The River Rover, to be completed in April, will house interactive exhibits, including an interactive model of the LA River watershed. It is one of eight pilot projects sponsored by the U.S. Fish and Wildlife Service across the country. Examples of other projects include working with schools in New Haven, CT, to create a network of wildlife-friendly habitat oases and habitat improvements in municipal parks, schoolyards, and vacant lots to establishing nature-learning and engagement opportunities in urban neighborhoods in Chicago.
In an attempt to help bridge the growing disconnect between young people and the great outdoors, Secretary Jewell last October launched an ambitious youth initiative to inspire millions of young people to play, learn, serve and work outdoors.
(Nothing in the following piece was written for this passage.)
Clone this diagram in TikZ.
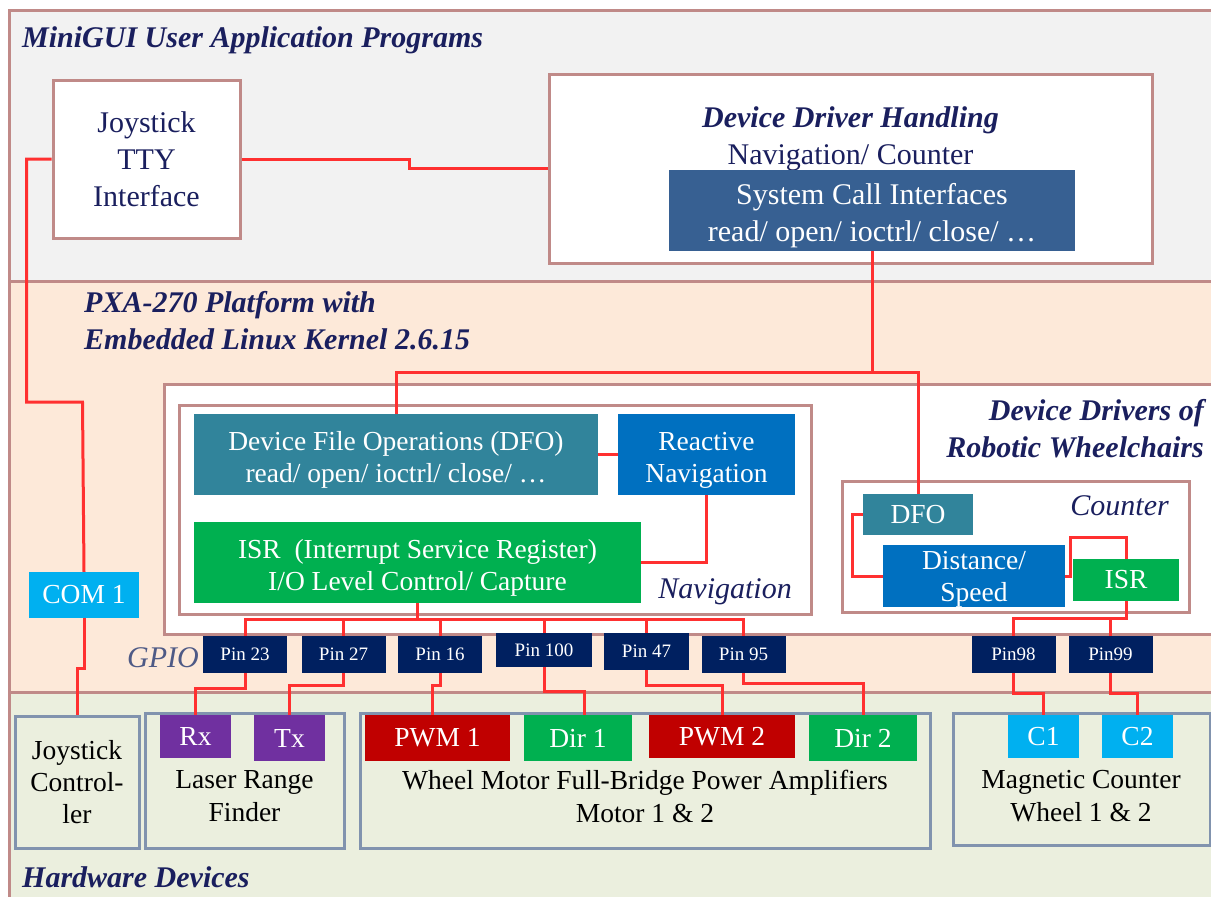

The goals of the youth initiative include:
Play: Interior will develop or enhance outdoor recreation partnerships in a total of 50 cities over four years to create new, systemic opportunities for outdoor play for more than 10 million young people.
Learn: Provide educational opportunities to at least 10 million of the nation's K-12 student population annually. In addition to welcoming students into nature's classroom, we are developing and strengthening new online education resources, to reach more students.
Serve: Engage 1 million volunteers annually on public lands, effectively tripling the numbers we have now. We know that many more people are interested in volunteering at national parks, wildlife refuges and public lands, but there are often insufficient staff resources to coordinate them. In order to achieve the volunteer goal, we will place a renewed emphasis on volunteer coordination and management.
Work: To develop the next generation of lifelong conservation stewards and ensure our own skilled and diverse workforce pipeline, Interior will provide 100,000 work & training opportunities to young people within our bureaus and through public-private partnerships. As part of this effort, we aim to raise an additional $20 million to support the youth work and training opportunities.
Los Angeles is also one of 18 pilots for the Urban Waters Federal Partnership – a coalition of 13 federal agencies working to revitalize urban waterfronts and open spaces in cities, leading to healthier and more prosperous communities all over the country.